**PROBLEM TO WORK ON:**
Scan the following material for the string "React" and copy each line in which it appears.

**GIVEN DATA:**
====

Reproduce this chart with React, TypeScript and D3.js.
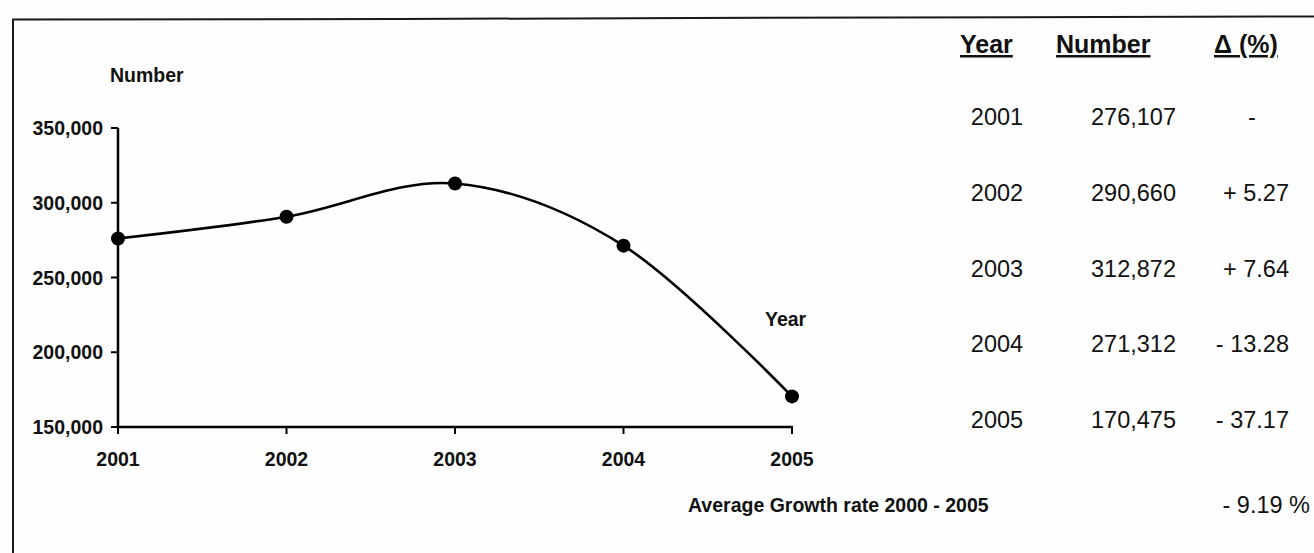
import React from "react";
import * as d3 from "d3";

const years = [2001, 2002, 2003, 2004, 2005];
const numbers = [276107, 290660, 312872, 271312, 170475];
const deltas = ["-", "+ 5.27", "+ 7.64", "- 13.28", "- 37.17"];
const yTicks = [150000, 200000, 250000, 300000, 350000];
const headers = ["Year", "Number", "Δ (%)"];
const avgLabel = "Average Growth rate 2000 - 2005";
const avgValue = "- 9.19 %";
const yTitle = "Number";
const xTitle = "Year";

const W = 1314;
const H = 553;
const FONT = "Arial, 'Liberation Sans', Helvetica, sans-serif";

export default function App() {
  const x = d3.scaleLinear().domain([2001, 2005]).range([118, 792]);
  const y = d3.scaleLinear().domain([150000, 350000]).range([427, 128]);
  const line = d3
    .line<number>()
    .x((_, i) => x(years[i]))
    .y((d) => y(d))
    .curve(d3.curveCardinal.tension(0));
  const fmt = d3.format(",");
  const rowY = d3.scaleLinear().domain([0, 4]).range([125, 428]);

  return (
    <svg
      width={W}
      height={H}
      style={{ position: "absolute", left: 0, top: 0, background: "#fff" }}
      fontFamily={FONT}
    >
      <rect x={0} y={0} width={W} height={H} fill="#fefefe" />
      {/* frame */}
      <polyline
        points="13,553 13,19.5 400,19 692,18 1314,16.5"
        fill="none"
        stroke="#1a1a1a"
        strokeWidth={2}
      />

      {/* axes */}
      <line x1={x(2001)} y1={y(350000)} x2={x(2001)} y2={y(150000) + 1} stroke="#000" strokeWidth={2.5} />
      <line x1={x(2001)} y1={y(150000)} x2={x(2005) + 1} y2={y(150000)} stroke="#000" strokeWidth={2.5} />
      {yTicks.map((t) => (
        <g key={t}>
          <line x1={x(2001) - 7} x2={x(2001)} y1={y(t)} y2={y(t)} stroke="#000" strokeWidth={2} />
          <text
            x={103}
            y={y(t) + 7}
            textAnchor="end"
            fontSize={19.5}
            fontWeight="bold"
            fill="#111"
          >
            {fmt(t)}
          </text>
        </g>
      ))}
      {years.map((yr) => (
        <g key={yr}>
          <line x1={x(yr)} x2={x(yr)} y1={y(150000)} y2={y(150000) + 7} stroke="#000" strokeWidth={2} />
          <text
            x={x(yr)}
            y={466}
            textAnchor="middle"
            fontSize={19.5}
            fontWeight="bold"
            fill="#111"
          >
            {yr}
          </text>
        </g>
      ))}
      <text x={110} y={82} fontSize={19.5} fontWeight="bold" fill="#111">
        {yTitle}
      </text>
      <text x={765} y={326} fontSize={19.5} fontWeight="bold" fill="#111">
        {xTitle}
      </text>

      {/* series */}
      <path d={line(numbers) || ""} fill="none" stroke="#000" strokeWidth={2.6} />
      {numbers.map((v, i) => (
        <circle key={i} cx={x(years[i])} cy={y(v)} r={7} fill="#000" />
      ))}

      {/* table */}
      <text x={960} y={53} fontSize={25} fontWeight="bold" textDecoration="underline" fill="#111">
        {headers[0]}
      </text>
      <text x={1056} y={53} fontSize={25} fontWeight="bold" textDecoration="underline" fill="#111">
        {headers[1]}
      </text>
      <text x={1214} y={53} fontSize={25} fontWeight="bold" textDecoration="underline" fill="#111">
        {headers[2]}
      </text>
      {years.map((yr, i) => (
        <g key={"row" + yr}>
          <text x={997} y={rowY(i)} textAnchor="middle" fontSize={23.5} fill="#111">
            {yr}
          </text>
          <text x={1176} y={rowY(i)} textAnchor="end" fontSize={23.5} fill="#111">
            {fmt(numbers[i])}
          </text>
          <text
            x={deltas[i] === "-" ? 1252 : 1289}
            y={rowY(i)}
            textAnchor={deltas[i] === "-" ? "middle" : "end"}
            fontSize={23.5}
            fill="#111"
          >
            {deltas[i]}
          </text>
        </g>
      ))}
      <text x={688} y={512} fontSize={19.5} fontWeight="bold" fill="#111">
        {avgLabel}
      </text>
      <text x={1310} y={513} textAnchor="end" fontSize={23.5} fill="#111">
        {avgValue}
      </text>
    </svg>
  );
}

====

**EXERCISE RESPONSE:**
Reproduce this chart with React, TypeScript and D3.js.
import React from "react";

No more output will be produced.